begin

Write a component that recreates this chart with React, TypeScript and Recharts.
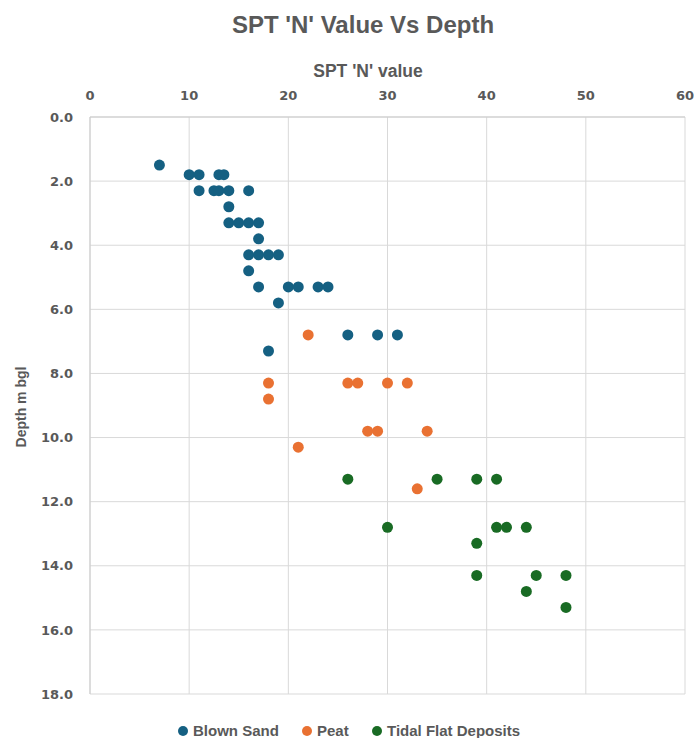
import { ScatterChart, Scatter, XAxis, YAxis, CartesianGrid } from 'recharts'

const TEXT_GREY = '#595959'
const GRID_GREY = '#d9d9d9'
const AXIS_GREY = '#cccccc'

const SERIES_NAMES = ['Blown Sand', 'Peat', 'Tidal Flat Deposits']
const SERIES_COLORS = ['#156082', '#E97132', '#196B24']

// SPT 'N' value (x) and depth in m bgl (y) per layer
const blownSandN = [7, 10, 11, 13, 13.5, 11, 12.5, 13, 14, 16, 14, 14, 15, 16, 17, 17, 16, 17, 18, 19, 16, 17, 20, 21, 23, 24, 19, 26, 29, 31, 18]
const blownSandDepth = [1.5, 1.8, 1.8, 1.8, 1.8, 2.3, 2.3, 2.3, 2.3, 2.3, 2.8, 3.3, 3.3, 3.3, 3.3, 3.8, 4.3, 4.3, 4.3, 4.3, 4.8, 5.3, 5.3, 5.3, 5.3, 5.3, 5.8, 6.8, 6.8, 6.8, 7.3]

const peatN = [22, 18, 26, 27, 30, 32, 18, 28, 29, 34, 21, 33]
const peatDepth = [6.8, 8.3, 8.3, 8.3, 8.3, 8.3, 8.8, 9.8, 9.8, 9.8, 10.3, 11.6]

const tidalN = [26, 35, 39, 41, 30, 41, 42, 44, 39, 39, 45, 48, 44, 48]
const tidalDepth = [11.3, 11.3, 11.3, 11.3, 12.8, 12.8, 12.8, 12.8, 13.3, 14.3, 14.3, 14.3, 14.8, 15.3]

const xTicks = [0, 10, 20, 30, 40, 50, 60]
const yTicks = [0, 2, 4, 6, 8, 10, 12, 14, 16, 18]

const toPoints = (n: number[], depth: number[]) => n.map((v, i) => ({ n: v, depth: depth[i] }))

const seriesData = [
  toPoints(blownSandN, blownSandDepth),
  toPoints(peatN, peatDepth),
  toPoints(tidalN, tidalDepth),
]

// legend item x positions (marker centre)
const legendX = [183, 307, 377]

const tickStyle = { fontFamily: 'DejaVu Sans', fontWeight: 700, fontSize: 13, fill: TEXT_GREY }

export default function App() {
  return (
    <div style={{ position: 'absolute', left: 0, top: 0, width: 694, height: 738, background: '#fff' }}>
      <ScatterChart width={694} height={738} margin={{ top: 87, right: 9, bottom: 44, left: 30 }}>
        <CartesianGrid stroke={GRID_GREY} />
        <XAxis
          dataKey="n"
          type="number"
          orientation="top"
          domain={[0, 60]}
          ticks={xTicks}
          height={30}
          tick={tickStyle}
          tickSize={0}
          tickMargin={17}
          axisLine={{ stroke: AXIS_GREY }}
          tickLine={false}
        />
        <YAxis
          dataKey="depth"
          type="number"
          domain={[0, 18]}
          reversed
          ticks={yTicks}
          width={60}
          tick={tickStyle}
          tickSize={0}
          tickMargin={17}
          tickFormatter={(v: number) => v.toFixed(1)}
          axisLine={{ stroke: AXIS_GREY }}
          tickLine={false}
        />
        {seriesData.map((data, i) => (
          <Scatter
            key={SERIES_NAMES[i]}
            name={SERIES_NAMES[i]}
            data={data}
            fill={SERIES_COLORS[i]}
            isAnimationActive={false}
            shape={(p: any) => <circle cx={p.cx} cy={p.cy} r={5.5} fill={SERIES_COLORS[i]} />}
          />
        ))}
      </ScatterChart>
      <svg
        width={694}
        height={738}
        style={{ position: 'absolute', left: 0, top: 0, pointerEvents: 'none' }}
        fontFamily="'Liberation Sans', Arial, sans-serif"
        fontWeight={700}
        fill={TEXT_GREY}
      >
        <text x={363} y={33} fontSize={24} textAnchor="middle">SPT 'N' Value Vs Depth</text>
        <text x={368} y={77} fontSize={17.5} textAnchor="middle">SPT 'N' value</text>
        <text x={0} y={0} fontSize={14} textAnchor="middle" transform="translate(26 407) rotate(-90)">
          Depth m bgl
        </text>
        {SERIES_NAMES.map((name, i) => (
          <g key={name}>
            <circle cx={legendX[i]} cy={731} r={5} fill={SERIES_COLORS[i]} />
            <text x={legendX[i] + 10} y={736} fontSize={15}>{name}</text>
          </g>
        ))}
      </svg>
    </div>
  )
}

end

# Exercise task
Give an exact copy of the material, leaving out every picture.

# Problem solution
Write a component that recreates this chart with React, TypeScript and Recharts.
import { ScatterChart, Scatter, XAxis, YAxis, CartesianGrid } from 'recharts'

const TEXT_GREY = '#595959'
const GRID_GREY = '#d9d9d9'
const AXIS_GREY = '#cccccc'

const SERIES_NAMES = ['Blown Sand', 'Peat', 'Tidal Flat Deposits']
const SERIES_COLORS = ['#156082', '#E97132', '#196B24']

// SPT 'N' value (x) and depth in m bgl (y) per layer
const blownSandN = [7, 10, 11, 13, 13.5, 11, 12.5, 13, 14, 16, 14, 14, 15, 16, 17, 17, 16, 17, 18, 19, 16, 17, 20, 21, 23, 24, 19, 26, 29, 31, 18]
const blownSandDepth = [1.5, 1.8, 1.8, 1.8, 1.8, 2.3, 2.3, 2.3, 2.3, 2.3, 2.8, 3.3, 3.3, 3.3, 3.3, 3.8, 4.3, 4.3, 4.3, 4.3, 4.8, 5.3, 5.3, 5.3, 5.3, 5.3, 5.8, 6.8, 6.8, 6.8, 7.3]

const peatN = [22, 18, 26, 27, 30, 32, 18, 28, 29, 34, 21, 33]
const peatDepth = [6.8, 8.3, 8.3, 8.3, 8.3, 8.3, 8.8, 9.8, 9.8, 9.8, 10.3, 11.6]

const tidalN = [26, 35, 39, 41, 30, 41, 42, 44, 39, 39, 45, 48, 44, 48]
const tidalDepth = [11.3, 11.3, 11.3, 11.3, 12.8, 12.8, 12.8, 12.8, 13.3, 14.3, 14.3, 14.3, 14.8, 15.3]

const xTicks = [0, 10, 20, 30, 40, 50, 60]
const yTicks = [0, 2, 4, 6, 8, 10, 12, 14, 16, 18]

const toPoints = (n: number[], depth: number[]) => n.map((v, i) => ({ n: v, depth: depth[i] }))

const seriesData = [
  toPoints(blownSandN, blownSandDepth),
  toPoints(peatN, peatDepth),
  toPoints(tidalN, tidalDepth),
]

// legend item x positions (marker centre)
const legendX = [183, 307, 377]

const tickStyle = { fontFamily: 'DejaVu Sans', fontWeight: 700, fontSize: 13, fill: TEXT_GREY }

export default function App() {
  return (
    <div style={{ position: 'absolute', left: 0, top: 0, width: 694, height: 738, background: '#fff' }}>
      <ScatterChart width={694} height={738} margin={{ top: 87, right: 9, bottom: 44, left: 30 }}>
        <CartesianGrid stroke={GRID_GREY} />
        <XAxis
          dataKey="n"
          type="number"
          orientation="top"
          domain={[0, 60]}
          ticks={xTicks}
          height={30}
          tick={tickStyle}
          tickSize={0}
          tickMargin={17}
          axisLine={{ stroke: AXIS_GREY }}
          tickLine={false}
        />
        <YAxis
          dataKey="depth"
          type="number"
          domain={[0, 18]}
          reversed
          ticks={yTicks}
          width={60}
          tick={tickStyle}
          tickSize={0}
          tickMargin={17}
          tickFormatter={(v: number) => v.toFixed(1)}
          axisLine={{ stroke: AXIS_GREY }}
          tickLine={false}
        />
        {seriesData.map((data, i) => (
          <Scatter
            key={SERIES_NAMES[i]}
            name={SERIES_NAMES[i]}
            data={data}
            fill={SERIES_COLORS[i]}
            isAnimationActive={false}
            shape={(p: any) => <circle cx={p.cx} cy={p.cy} r={5.5} fill={SERIES_COLORS[i]} />}
          />
        ))}
      </ScatterChart>
      <svg
        width={694}
        height={738}
        style={{ position: 'absolute', left: 0, top: 0, pointerEvents: 'none' }}
        fontFamily="'Liberation Sans', Arial, sans-serif"
        fontWeight={700}
        fill={TEXT_GREY}
      >
        <text x={363} y={33} fontSize={24} textAnchor="middle">SPT 'N' Value Vs Depth</text>
        <text x={368} y={77} fontSize={17.5} textAnchor="middle">SPT 'N' value</text>
        <text x={0} y={0} fontSize={14} textAnchor="middle" transform="translate(26 407) rotate(-90)">
          Depth m bgl
        </text>
        {SERIES_NAMES.map((name, i) => (
          <g key={name}>
            <circle cx={legendX[i]} cy={731} r={5} fill={SERIES_COLORS[i]} />
            <text x={legendX[i] + 10} y={736} fontSize={15}>{name}</text>
          </g>
        ))}
      </svg>
    </div>
  )
}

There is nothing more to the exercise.